Military Occupation of the Iceni and Trinovantes lands

Little is known of the military bases in Essex and East Anglia that crushed the revolt. In Essex one of the two forts suspected at Chelmsford is presumably Boudican; a larger base at Great Chesterford played a still more important role. There was a fort built in Suffolk at Ixworth / Pakenham, occupying 10 acres and probably built in response to the Boudiccan revolt and was only in use till the end of the 1st century AD. 

Another site which has produced a significant crop-mark is by the Roman settlement of Coddenham (Combretovium) (Baylham House) on the road from Camulodunum, leading due north towards Caistor, the tribal capital of the Iceni.

In the immediate post-Boudican phase was the construction of the military installation at the Lunt, Baginton, just outside Coventry. The fort was built just after the Boudican uprising probably as a campaign headquarters and supply base for the Roman army. It was only occupied for about 20 years between 60-80AD, and was constructed of timber, earth and turf. Its numerous granaries suggest its use as a food depot not only for its own troops but also for others stationed nearby. One interesting feature of the fort is the presence of a large circular structure, about 36 metres in diameter, which has been interpreted as a cavalry training ring. Possibly specifically for the training of horses confiscated from the Iceni.

Impact on the Civilian Settlements

There are signs of the impact of the revolt on Icenian and Trinovantian settlements in rural Norfolk and Suffolk, although nothing yet that is comparable to the burnt destruction layers at the towns destroyed by Boudica.

At West Stow in Suffolk, on the edge of the tract of sandy country-side called the Breckland, there was an Icenian farmstead occupied until the mid first century AD. The settlement consisted of round houses, distinguished by their irregular plans. Brooches show occupation continued until c.AD 40-60. No pre-Boudican Roman pottery or coins were recovered from the site. The site was abandoned after the middle of the century and it is tempting to connect this with the revolt. But there is no destruction horizon at West Stow and presumably the inhabitants had left the site in the revolt, never to return, or had starved to death in its aftermath. Occupation did not resume until after c.AD70 and within ten years an important pottery industry had emerged on the site.

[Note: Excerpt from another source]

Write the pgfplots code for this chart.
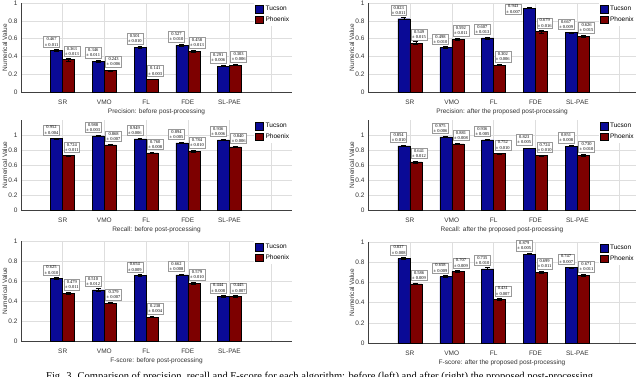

A Trinovantian site that may have suffered in the revolt was Burgh-by-Woodbridge, Suffolk. It was a rectangular enclosure defended by a double ditch and rampart built in the first century BC. Just before the Roman invasion a smaller defended enclosure was built inside the main defences. About AD 60 part of these inner defences was destroyed. Two finds of unstratified Roman military equipment — an artillery bolt and a bent (and therefore used) javelin head — point to an attack on the site. If Burgh was not attacked in AD 43, it too may have been a casualty of the Boudican revolt.

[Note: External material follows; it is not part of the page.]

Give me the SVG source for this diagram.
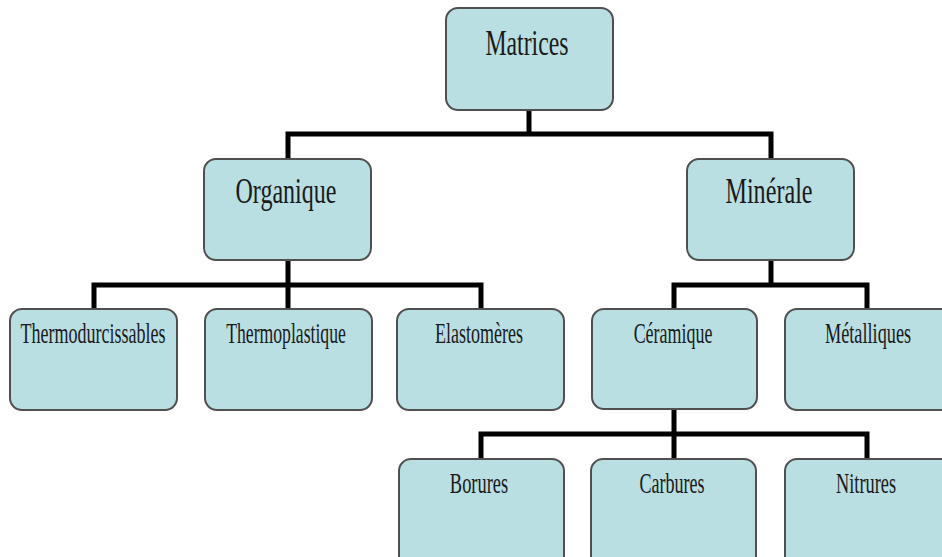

The high-status ‘city’ settlement at Sedgeford in north-west Norfolk was abandoned within at most a decade of the Boudican Rebellion: the archaeological record here simply stops. Did the Icenian inhabitants flee, were massacred or were forcibly dispossessed of their ancestral territory. The burnt roundhouse would fit with theories of Roman military violence.

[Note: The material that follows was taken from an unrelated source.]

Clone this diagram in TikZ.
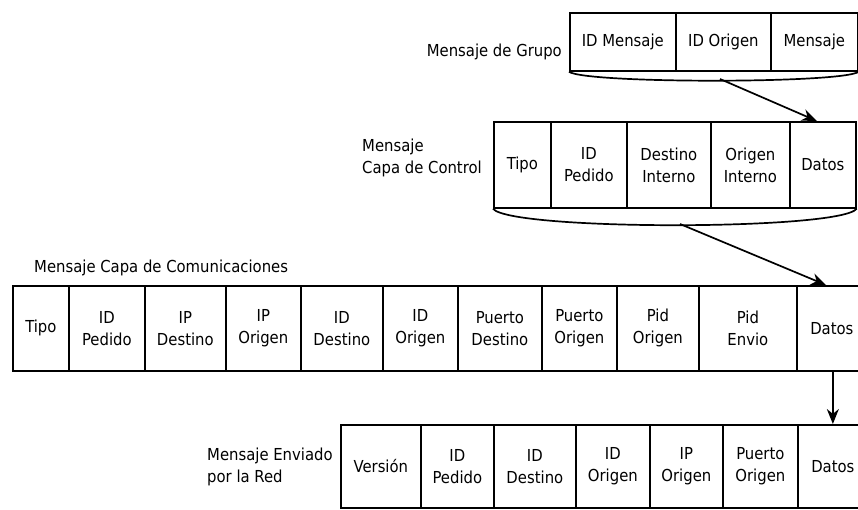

The great ceremonial and religious complex at Thetford, Norfolk, is another site in East Anglia where the stern hand of Rome is evident. After the revolt the site was abandoned and it saw no resumption of activity for two hundred years. Its end was dramatic, although a lack of burnt daub from its buildings shows there was no destruction by fire. Instead the site experienced a systematic and relentless demolition. Excavation revealed little sign of rotted timber in its many postholes and post settings. Instead the larger post settings had ramps or pits cut into the ground alongside them for their removal. Smaller postholes were often oval where the posts had been rocked backwards and forwards to loosen them before extraction. Ditches were at least partially backfilled with rampart material. Scattered across the site were five pieces of Roman military equipment, suggesting the presence of the army: after the revolt, a detachment of Roman soldiers had descended on Thetford and obliterated it.